This is a translation from chronicle written by CEO and co-founder Herman Smith, originally published by bygg.no.

Tomas Carlsson in NCC, makes an important point when he warns against partnering used in the wrong way. The problem is not partnering in itself, but partnering processes in which clarifications, definitions, and responsibilities remain open for too long.

As EBA points out in its guidance on partnering contracts, responsibilities for deliverables must be clearly defined even when the parties work together on solutions. This is exactly where it is easy to go wrong. Projects move forward with too much uncertainty about what is actually to be built, where interfaces lie, which risks have been identified, and who is responsible for what.

That is why the partnering phase must be used for more than good intentions and broad collaborative processes. It must result in clear work packages, allocated risk, fewer contradictory formulations, and decisions that are anchored in management.

At the same time, it is not enough to make good clarifications early if the information later becomes fragmented, interpreted differently, or weakened by errors. Information, definitions, and decisions must remain valid as the project moves forward. Transparency of information, equal access for all parties, and systematic quality assurance are therefore essential.

In its work on the MMI guidance, RIF has highlighted the need for a common language, shared terminology, and a clear understanding of deliverables. This is not only a question of modelling. It is a prerequisite for reducing misunderstandings, removing errors, and ensuring that the parties are in fact working from the same understanding of the project.

This is also where AI, used properly, can help address several of the challenges. When clarifications and decisions from the partnering phase are described and documented well, they need to be tested against the rest of the project documentation as it develops. As contracts, specifications, models, minutes, and other governing documents evolve, AI can help detect contradictions, ambiguities, and inconsistencies at an early stage. That strengthens quality assurance and helps preserve a shared understanding throughout the project.

Good partnering is therefore not about postponing clarification. It is about using the early phase to make the right clarifications, so that delivery becomes safer, more efficient, and less conflict-driven.

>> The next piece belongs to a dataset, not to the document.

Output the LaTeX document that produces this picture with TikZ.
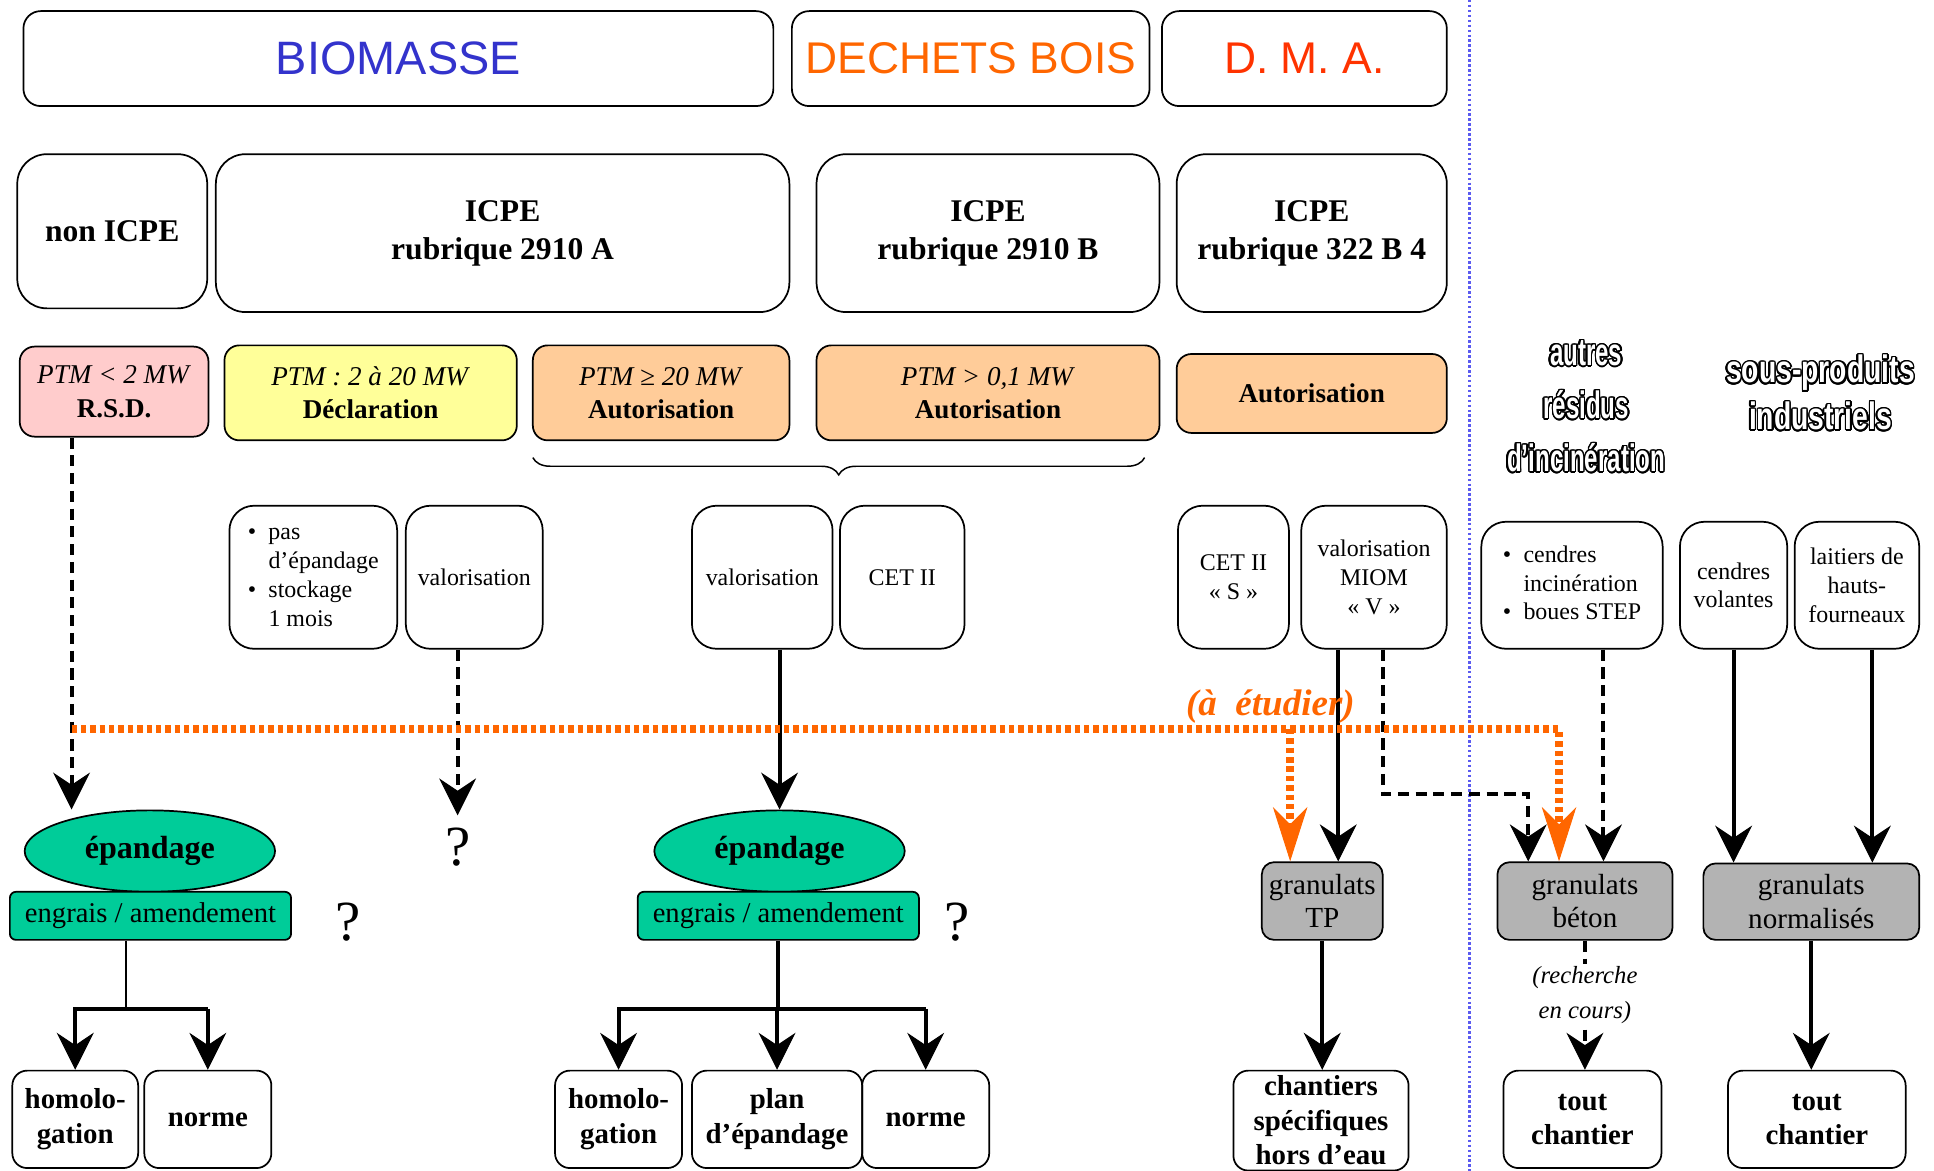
\documentclass[tikz,border=0pt]{standalone}
\usepackage{fontspec}
\setmainfont{Liberation Serif}
\setsansfont{Liberation Sans}
\usepackage{xcolor}
\usepackage{graphicx}
\usepackage{contour}
\usepackage{tikz}
\usetikzlibrary{shapes.geometric,arrows.meta,positioning,calc,decorations.pathreplacing}
\definecolor{biomblue}{RGB}{51, 51, 204}
\definecolor{boisorange}{RGB}{255, 102, 0}
\definecolor{dmared}{RGB}{255, 51, 0}
\definecolor{rsdpink}{RGB}{255, 204, 204}
\definecolor{declyellow}{RGB}{255, 255, 153}
\definecolor{autpeach}{RGB}{255, 204, 153}
\definecolor{epgreen}{RGB}{0, 204, 153}
\definecolor{grangray}{RGB}{179, 179, 179}
\definecolor{sepblue}{RGB}{90, 90, 240}
\contourlength{0.6pt}
\contournumber{24}
\newcommand{\fsz}[2]{\fontsize{#1}{#2}\selectfont}
\newcommand{\hollow}[2][0.63]{{\color{white}\contour{black}{\scalebox{#1}[1]{#2}}}}

\begin{document}
\begin{tikzpicture}[x=0.5pt, y=-0.5pt, >={Stealth[length=15pt,width=15pt,inset=5pt,line width=0.4pt]},
    every node/.style={font=\fsz{11}{13.5}},
    head/.style={draw, rounded corners=7pt, line width=0.7pt, minimum height=38.5pt, inner sep=1pt, font=\fsz{18}{22}\sffamily},
    icpe/.style={draw, rounded corners=12pt, line width=0.7pt, minimum height=64pt, align=center, font=\fsz{12.8}{15.5}\bfseries},
    ptm/.style={draw, rounded corners=6pt, line width=0.7pt, minimum height=38.5pt, align=center, font=\fsz{11}{13.5}},
    filiere/.style={draw, rounded corners=10pt, line width=0.7pt, minimum height=58pt, align=center, inner sep=2pt, font=\fsz{9.7}{11.7}},
    hollowtxt/.style={align=center, font=\fsz{15.5}{21.5}\sffamily\bfseries},
    epand/.style={ellipse, draw, fill=epgreen, line width=0.7pt, minimum width=101.5pt, minimum height=33pt, inner sep=0pt, font=\fsz{13}{15}\bfseries},
    engrais/.style={draw, fill=epgreen, rounded corners=2.5pt, line width=0.7pt, minimum width=114pt, minimum height=19.5pt, inner sep=0pt, font=\fsz{11.6}{13}},
    gran/.style={draw, fill=grangray, rounded corners=5pt, line width=0.7pt, minimum height=31.5pt, align=center, inner sep=0pt, font=\fsz{11.8}{13.5}},
    usage/.style={draw, rounded corners=6pt, line width=0.7pt, minimum height=39.5pt, align=center, inner sep=0pt, font=\fsz{11.7}{14}\bfseries},
    quest/.style={inner sep=0pt, font=\fsz{23}{24}},
    arr/.style={->, line width=1.6pt},
    dasharr/.style={->, line width=1.6pt, dash pattern=on 4.5pt off 2.7pt},
    etude/.style={-{Stealth[length=22pt,width=14pt,inset=7pt,line width=0.4pt]}, boisorange, line width=3.2pt, dash pattern=on 2.2pt off 1.6pt}]
    \useasboundingbox (0,0) rectangle (1568,949);

    \node[head, minimum width=304pt, text=biomblue, font=\fsz{19}{22}\sffamily] (biomasse) at (323,47.5) {BIOMASSE};
    \node[head, minimum width=145pt, text=boisorange] (dechets) at (787,47.5) {DECHETS BOIS};
    \node[head, minimum width=115.5pt, text=dmared] (dma) at (1057.5,47.5) {D. M. A.};

    \node[icpe, minimum width=77pt, minimum height=62.5pt] (nonicpe) at (91,187.5) {non ICPE};
    \node[icpe, minimum width=232.5pt] (icpeA) at (407.5,189) {ICPE\\rubrique 2910 A};
    \node[icpe, minimum width=139pt] (icpeB) at (801,189) {ICPE\\rubrique 2910 B};
    \node[icpe, minimum width=109.5pt] (icpeC) at (1063.5,189) {ICPE\\rubrique 322 B 4};

    \node[ptm, fill=rsdpink, minimum width=76.5pt, minimum height=36.5pt] (rsd) at (92.5,317.5) {\textit{PTM < 2 MW}\\\textbf{R.S.D.}};
    \node[ptm, fill=declyellow, minimum width=118.5pt] (decl) at (300.5,318.5) {\textit{PTM : 2 à 20 MW}\\\textbf{Déclaration}};
    \node[ptm, fill=autpeach, minimum width=104pt] (autA) at (536,318.5) {\textit{PTM ≥ 20 MW}\\\textbf{Autorisation}};
    \node[ptm, fill=autpeach, minimum width=139pt] (autB) at (801,318.5) {\textit{PTM > 0,1 MW}\\\textbf{Autorisation}};
    \node[ptm, fill=autpeach, minimum width=109.5pt, minimum height=32pt] (autC) at (1063.5,319) {\textbf{Autorisation}};

    \coordinate (braceL) at (432,371);
    \coordinate (braceR) at (928,371);
    \draw[decorate, decoration={brace, mirror, amplitude=7pt}, line width=0.6pt] (braceL) -- (braceR);

    \node[filiere, minimum width=68pt] (pasep) at (254,468) {\begin{tabular}{@{}l@{\hspace{5pt}}l@{}}\textbullet & pas\\ & d’épandage\\ \textbullet & stockage\\ & 1 mois\end{tabular}};
    \node[filiere, minimum width=55.5pt] (valA) at (384.5,468) {valorisation};
    \node[filiere, minimum width=57pt] (valB) at (618,468) {valorisation};
    \node[filiere, minimum width=50.5pt] (cetA) at (731.5,468) {CET II};
    \node[filiere, minimum width=45pt] (cetS) at (1000,468) {CET II\\«~S~»};
    \node[filiere, minimum width=59pt] (miom) at (1114,468) {valorisation\\MIOM\\«~V~»};
    \node[filiere, minimum width=73.5pt, minimum height=51.5pt] (cendinc) at (1274.5,474.5) {\begin{tabular}{@{}l@{\hspace{5pt}}l@{}}\textbullet & cendres\\ & incinération\\ \textbullet & boues STEP\end{tabular}};
    \node[filiere, minimum width=43.5pt, minimum height=51.5pt] (cendvol) at (1405.5,474.5) {cendres\\volantes};
    \node[filiere, minimum width=50.5pt, minimum height=51.5pt] (laitiers) at (1505.5,474.5) {laitiers de\\hauts-\\fourneaux};

    \node[hollowtxt] (residus) at (1286,330) {\hollow{autres}\\\hollow{résidus}\\\hollow{d'incinération}};
    \node[hollowtxt, font=\fsz{15.5}{19}\sffamily\bfseries] (sousprod) at (1476,319) {\hollow[0.74]{sous-produits}\\\hollow[0.74]{industriels}};

    \node[epand] (epA) at (121.5,690) {épandage};
    \node[engrais] (engA) at (122,742.5) {engrais / amendement};
    \node[epand] (epB) at (632,690) {épandage};
    \node[engrais] (engB) at (631,742.5) {engrais / amendement};
    \node[quest] (qA) at (371,687) {?};
    \node[quest] (qB) at (282,748) {?};
    \node[quest] (qC) at (776,748) {?};
    \node[gran, minimum width=49pt] (granTP) at (1072,730.5) {granulats\\TP};
    \node[gran, minimum width=71pt] (granBet) at (1285,730.5) {granulats\\béton};
    \node[gran, minimum width=87.5pt, minimum height=31pt] (granNorm) at (1468.5,731) {granulats\\normalisés};

    \node[usage, minimum width=51pt] (homA) at (61,907.5) {homolo-\\gation};
    \node[usage, minimum width=51.5pt] (normA) at (168.5,907.5) {norme};
    \node[usage, minimum width=51.5pt] (homB) at (501.5,907.5) {homolo-\\gation};
    \node[usage, minimum width=69pt] (planB) at (630,907.5) {plan\\d’épandage};
    \node[usage, minimum width=51.5pt] (normB) at (750.5,907.5) {norme};
    \node[usage, minimum width=71pt, minimum height=40.5pt] (chant) at (1071,908.5) {chantiers\\spécifiques\\hors d’eau};
    \node[usage, minimum width=64pt] (toutA) at (1283,907.5) {tout\\chantier};
    \node[usage, minimum width=72pt] (toutB) at (1473,907.5) {tout\\chantier};

    \draw[sepblue, line width=1.2pt, dash pattern=on 1pt off 1pt] (1191,0) -- (1191,949);

    \coordinate (rsdout) at (58,0);
    \coordinate (brancheA) at (102,818);
    \coordinate (brancheB) at (631,818);
    \coordinate (miomG) at (1085,0);
    \coordinate (miomD) at (1121,0);
    \coordinate (coude) at (1239,644);
    \coordinate (cendout) at (1300,0);
    \coordinate (laitout) at (1518,0);

    \draw[dasharr] (rsdout |- rsd.south) -- (rsdout |- epA.north);
    \draw[dasharr, shorten >=5pt] (valA.south -| qA.north) -- (qA.north);
    \draw[arr] (valB.south -| epB.north) -- (epB.north);

    \draw[line width=0.6pt] (brancheA |- engA.south) -- (brancheA);
    \draw[arr] (brancheA -| normA.north) -- (brancheA -| homA.north) -- (homA.north);
    \draw[arr] (brancheA -| normA.north) -- (normA.north);

    \draw[line width=1.6pt] (engB.south) -- (brancheB);
    \draw[arr] (brancheB -| normB.north) -- (brancheB -| homB.north) -- (homB.north);
    \draw[arr] (brancheB -| planB.north) -- (planB.north);
    \draw[arr] (brancheB -| normB.north) -- (normB.north);

    \draw[arr] (miomG |- miom.south) -- (miomG |- granTP.north);
    \draw[dasharr] (miomD |- miom.south) |- (coude) -- (coude |- granBet.north);
    \draw[dasharr] (cendout |- cendinc.south) -- (cendout |- granBet.north);
    \draw[arr] (cendvol.south) -- (cendvol.south |- granNorm.north);
    \draw[arr] (laitout |- laitiers.south) -- (laitout |- granNorm.north);

    \draw[arr] (granTP.south) -- (granTP.south |- chant.north);
    \draw[dasharr] (granBet.south) -- node[pos=0.42, fill=white, inner sep=1pt, align=center, font=\fsz{10}{14}\itshape] (recherche) {(recherche\\en cours)} (granBet.south |- toutA.north);
    \draw[arr] (granNorm.south) -- (granNorm.south |- toutB.north);

    \coordinate (etudA) at (58,591);
    \coordinate (etudB) at (1046,591);
    \coordinate (etudC) at (1264,591);
    \draw[etude] (etudA) -- (etudC) -- (etudC |- granBet.north);
    \draw[etude] (etudB) -- (etudB |- granTP.north);
    \node[font=\fsz{15}{17}\bfseries\itshape, text=boisorange] (etudlbl) at (1030,573) {(à\ \ étudier)};
\end{tikzpicture}
\end{document}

The industry needs more early involvement. But it also needs working methods and tools that ensure clarifications, risks, and decisions are gathered, quality-assured, and understood in the same way by everyone involved.

For Volve specifically, this is where we believe we can add real value. Not by replacing the partnering process, but by helping project teams keep decisions, definitions, and risk allocations aligned across the full body of project documentation as the project moves from early collaboration into execution.